Darleena firmly believes the dictates of Emily Post will give her “Babies” the tools they need to succeed in life. Charm is everything to Mama and, by persistently complimenting her charges, she firmly believes they will understand that they are special and better prepared to survive the negativity and hatred they experience – and threatens their lives – in their Chicago neighborhoods. Whether it be learning “proper” table manners or practicing applying make-up, her trans and heterosexual cisgender Babies and those still experimenting with their gender expression need to be charming as well as beautiful. Some members of the Center push back. Donnie (played with a bravado that masks brokenness by Michael David Baldwin), a “mostly” heterosexual, homeless, African American cisgender male responds, “I ain’t got no table! The hell I spose to do with table manners?”

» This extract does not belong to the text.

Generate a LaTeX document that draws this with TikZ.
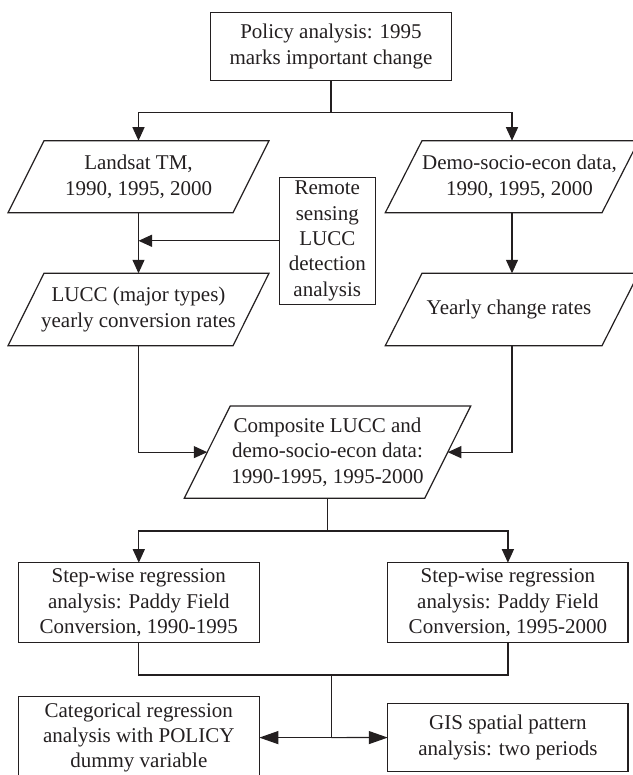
\documentclass[tikz,border=0pt]{standalone}
\usepackage{fontspec}
\setmainfont{Liberation Serif}
\usetikzlibrary{arrows.meta}
\definecolor{ink}{RGB}{35,31,32}
\newcommand\drawpg[2]{\draw[ink, line width=1.2pt, line join=miter]
  ([xshift=#2]#1.north west) -- ([xshift=#2]#1.north east) --
  ([xshift=-#2]#1.south east) -- ([xshift=-#2]#1.south west) -- cycle;}
\begin{document}
\begin{tikzpicture}[x=1pt,y=-1pt,
  every node/.style={font=\fontsize{21}{25.3}\selectfont, text=ink, align=center, inner sep=0pt, outer sep=0pt},
  box/.style={draw=ink, line width=1.2pt},
  ln/.style={draw=ink, line width=1.2pt},
  arr/.style={ln, -{Triangle[length=13.5pt,width=12pt]}},
  arrl/.style={ln, -{Triangle[length=19pt,width=13pt]}}]
\useasboundingbox (0,0) rectangle (632,775);
% nodes
\node[box, minimum width=240.6pt, minimum height=68pt, font=\fontsize{21}{26.5}\selectfont] (pol) at (331,46.7) {Policy analysis: 1995\\marks important change};
\node[minimum width=225pt, minimum height=72pt] (land) at (138.5,176.7) {Landsat TM,\\1990, 1995, 2000};
\node[minimum width=216.7pt, minimum height=72pt] (demo) at (512,176.7) {\hspace*{15pt}Demo-socio-econ data,\\\hspace*{15pt}1990, 1995, 2000};
\node[box, minimum width=96pt, minimum height=127pt] (rs) at (327.3,240.8) {Remote\\sensing\\LUCC\\detection\\analysis};
\node[minimum width=225pt, minimum height=72.4pt] (lucc) at (138.5,309.5) {LUCC (major types)\\yearly conversion rates};
\node[minimum width=216.7pt, minimum height=72.4pt] (year) at (512,309.5) {\hspace*{-6pt}Yearly change rates};
\node[minimum width=240.5pt, minimum height=92.3pt] (comp) at (327.5,452.15) {Composite LUCC and\\demo-socio-econ data:\\1990-1995, 1995-2000};
\node[box, minimum width=241pt, minimum height=80pt] (sw1) at (138.8,602.7) {Step-wise regression\\analysis: Paddy Field\\Conversion, 1990-1995};
\node[box, minimum width=240.3pt, minimum height=80pt] (sw2) at (507.9,602.7) {Step-wise regression\\analysis: Paddy Field\\Conversion, 1995-2000};
\node[box, minimum width=241pt, minimum height=81.8pt] (cat) at (138.8,737.6) {Categorical regression\\analysis with POLICY\\dummy variable};
\node[box, minimum width=240.3pt, minimum height=68.4pt] (gis) at (507.9,737.5) {GIS spatial pattern\\analysis: two periods};
% parallelogram outlines
\drawpg{land}{18pt}
\drawpg{demo}{18.35pt}
\drawpg{lucc}{18pt}
\drawpg{year}{18.35pt}
\drawpg{comp}{23pt}
% connectors
\coordinate (j1) at (331,112.7);
\coordinate (j2) at (327.5,531);
\coordinate (j3) at (331.3,675);
\coordinate (j4) at (331.3,737.6);
\draw[ln] (pol) -- (j1);
\draw[arr] (j1) -| (land);
\draw[arr] (j1) -| (demo);
\draw[arr] (land) -- (lucc);
\draw[arr] (rs.west) -- (rs.west -| land.center);
\draw[arr] (demo) -- (year);
\draw[arr] (lucc) |- (comp);
\draw[arr] (year) |- (comp);
\draw[ln] (comp) -- (j2);
\draw[arr] (j2) -| (sw1);
\draw[arr] (j2) -| (sw2);
\draw[ln] (sw1) |- (j3) -| (sw2);
\draw[ln] (j3) -- (j4);
\draw[arrl] (j4) -- (cat);
\draw[arrl] (j4) -- (gis);
\end{tikzpicture}
\end{document}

Under Will Davis’s direction, Sandra Caldwell and the rest of the talented cast deliver strong performances and reflect the sincerity of the script and its redemptive message; however, what is missing in this production is a sense of vulnerability or a recognition of the importance of atonement. The character of Mama, despite her good intentions, seems not to honor the youth she claims to love. True, she holds them to a higher standard, but whose standard is that? She calls their peers “thugs” and “troupes of tramps.” D further challenges Mama, “You’re telling these black, Latinx, trans, homeless youths how to behave like white cotillion girls. And, frankly, it’s offensive.” The moral ambiguity in Mr. Dawkins’s play is appropriately palpable.

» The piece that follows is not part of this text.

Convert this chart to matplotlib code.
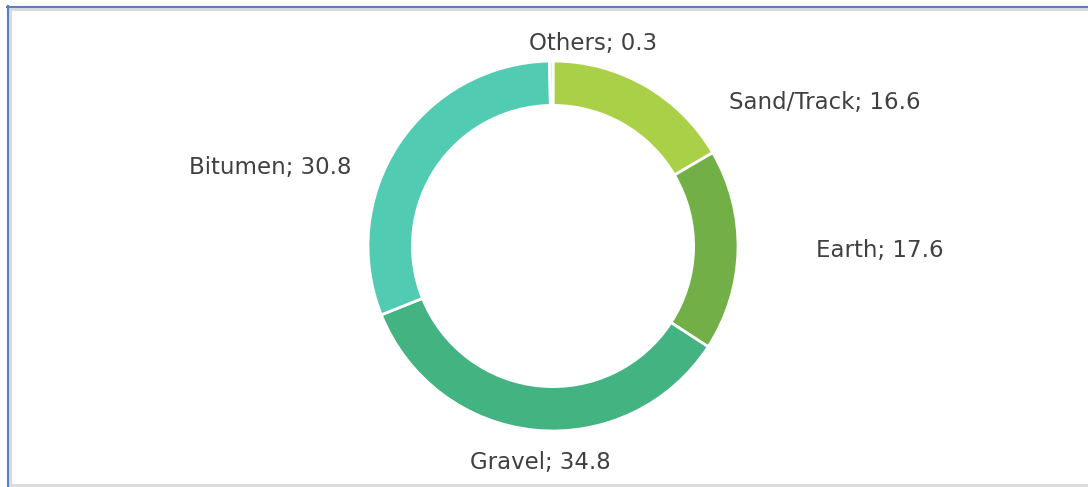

It isn’t until Darlenna becomes vulnerable with Beta (played with an exquisite range and depth of emotion by Marquise Vilson), a male-identified African American transman, that the audience sees authenticity and honesty and a path to catharsis. Beta takes a huge risk when he shares, “Stop callin’ me beautiful!!! I ain’t beautiful. I ain’t smart! I ain’t Nothin’! Not everybody gotta be special, right?! Not everybody got a family like you do. Not everybody got no bunch of friends like you. Not everybody got people. Some of us got no one, a’ight?!!!!! I got no one! I am no one!” Mama replies, “My family disowned me” and that confession establishes the possibility for forgiveness and true redemption.

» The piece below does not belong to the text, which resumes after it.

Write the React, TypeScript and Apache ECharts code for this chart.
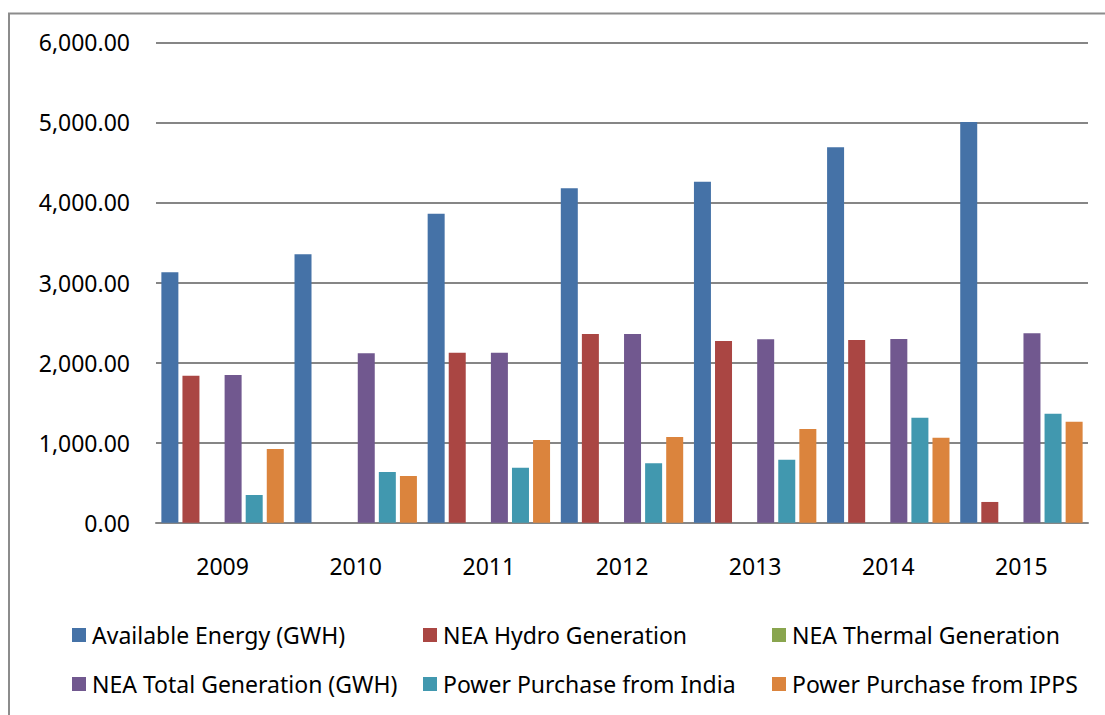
import React, { useEffect, useRef } from "react";
import * as echarts from "echarts";

const years = ["2009", "2010", "2011", "2012", "2013", "2014", "2015"];
const availableEnergy = [3128, 3352, 3860, 4177, 4259, 4689, 5005];
const neaHydro = [1836, 0, 2123, 2357, 2269, 2282, 259];
const neaThermal = [0, 0, 0, 0, 0, 0, 0];
const neaTotal = [1845, 2116, 2123, 2357, 2291, 2294, 2366];
const purchaseIndia = [346, 633, 687, 742, 787, 1311, 1361];
const purchaseIPPS = [920, 583, 1033, 1070, 1170, 1062, 1261];

const seriesNames = [
  "Available Energy (GWH)",
  "NEA Hydro Generation",
  "NEA Thermal Generation",
  "NEA Total Generation (GWH)",
  "Power Purchase from India",
  "Power Purchase from IPPS",
];
const seriesData = [availableEnergy, neaHydro, neaThermal, neaTotal, purchaseIndia, purchaseIPPS];
const colors = ["#4572A7", "#AA4643", "#89A54E", "#71588F", "#4198AF", "#DB843D"];

const FONT = "'Noto Sans', sans-serif";

export default function App() {
  const ref = useRef<HTMLDivElement>(null);
  useEffect(() => {
    if (!ref.current) return;
    const chart = echarts.init(ref.current, null, { renderer: "svg" });
    const legendPos = [
      [72, 623],
      [423, 623],
      [772, 623],
      [72, 672],
      [423, 672],
      [772, 672],
    ];
    chart.setOption({
      animation: false,
      color: colors,
      grid: { left: 156, right: 17, top: 42.3, bottom: 715 - 522.7, containLabel: false },
      legend: seriesNames.map((n, i) => ({
        data: [n],
        left: legendPos[i][0],
        top: legendPos[i][1],
        padding: 0,
        itemWidth: 14,
        itemHeight: 14,
        itemGap: 0,
        icon: "rect",
        selectedMode: false,
        textStyle: { fontFamily: FONT, fontSize: 23, color: "#000", lineHeight: 24, padding: [0, 0, 0, 1] },
      })),
      xAxis: {
        type: "category",
        data: years,
        axisLine: { show: true, lineStyle: { color: "#868686", width: 2 } },
        axisTick: { show: false },
        axisLabel: { fontFamily: FONT, fontSize: 23, color: "#000", margin: 32 },
      },
      yAxis: {
        type: "value",
        min: 0,
        max: 6000,
        interval: 1000,
        axisLine: { show: false },
        axisTick: { show: false },
        splitLine: { show: true, lineStyle: { color: "#868686", width: 2 } },
        axisLabel: {
          fontFamily: FONT,
          fontSize: 23,
          color: "#000",
          margin: 26,
          formatter: (v: number) =>
            v.toLocaleString("en-US", { minimumFractionDigits: 2, maximumFractionDigits: 2 }),
        },
      },
      series: seriesNames.map((n, i) => ({
        name: n,
        type: "bar",
        data: seriesData[i],
        barWidth: 17,
        barGap: "24%",
        itemStyle: { color: colors[i], borderWidth: 0 },
      })),
      graphic: [
        {
          type: "rect",
          shape: { x: 9, y: 13.5, width: 1200, height: 800 },
          style: { fill: "none", stroke: "#8c8c8c", lineWidth: 2 },
          silent: true,
        },
      ],
    });
    return () => chart.dispose();
  }, []);
  return (
    <div
      ref={ref}
      style={{ position: "fixed", left: 0, top: 0, width: 1105, height: 715, background: "#fff" }}
    />
  );
}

Darleena’s Babies do not need her to be something she isn’t. They need her to take risks and be totally honest with them about her real struggles – in the past and in the present. What happens between Mama and Beta should happen throughout the play to achieve a consistent level of honest discourse and a greater opportunity to address the rich and enduring questions raised by the trans community. Salvation comes from the most unexpected places – even from troupes of tramps.